How to Evaluate $\int e^{2x}\sin(3x)\ dx$?

The key here is to set $v' = e^{2x}$ and integrate by parts twice. This will make $\sin$ become $\cos$ and then $\sin$ again. The same integral will show up on the right side but with a different factor (so it won't cancel out).

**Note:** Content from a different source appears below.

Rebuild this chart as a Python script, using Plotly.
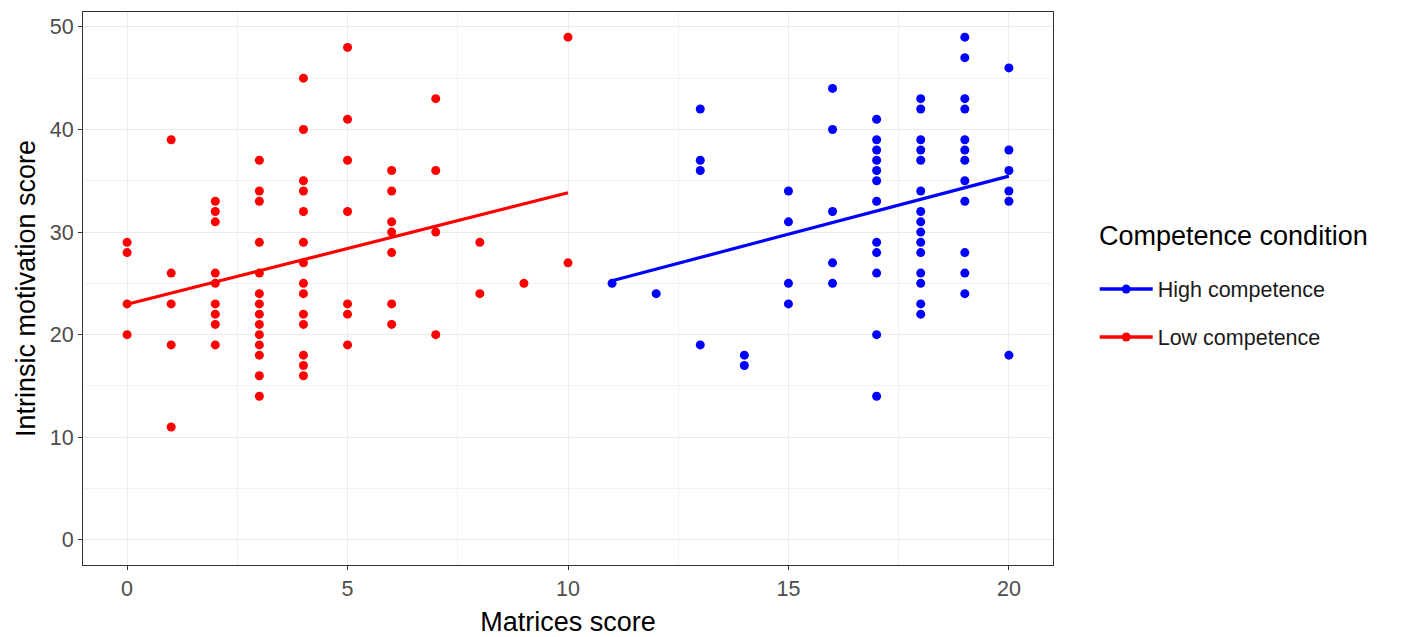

Call the integral $I$ and integrate by parts twice to get: \begin{align} I &= \int e^{2x} \sin(3x) \,dx = \frac{1}{2}e^{2x}\sin(3x) - \frac{3}{2} \int e^{2x} \cos(3x) \,dx \\ &= \frac{1}{2}e^{2x}\sin(3x) - \frac{3}{2} \left(\frac{1}{2} e^{2x}\cos(3x) + \frac{3}{2} \int e^{2x} \sin(3x) \,dx\right) \end{align}

Thus: $$ I = \frac{1}{2}e^{2x}\sin(3x) - \frac{3}{2} \left(\frac{1}{2} e^{2x}\cos(3x) + \frac{3}{2} I \right) $$

Solve for $I$ to get:

$$ I = \frac{1}{13}e^{2x}\left(2\sin(3x) -3\cos(3x)\right) $$

HINT

Integrate by parts twice and rearrange.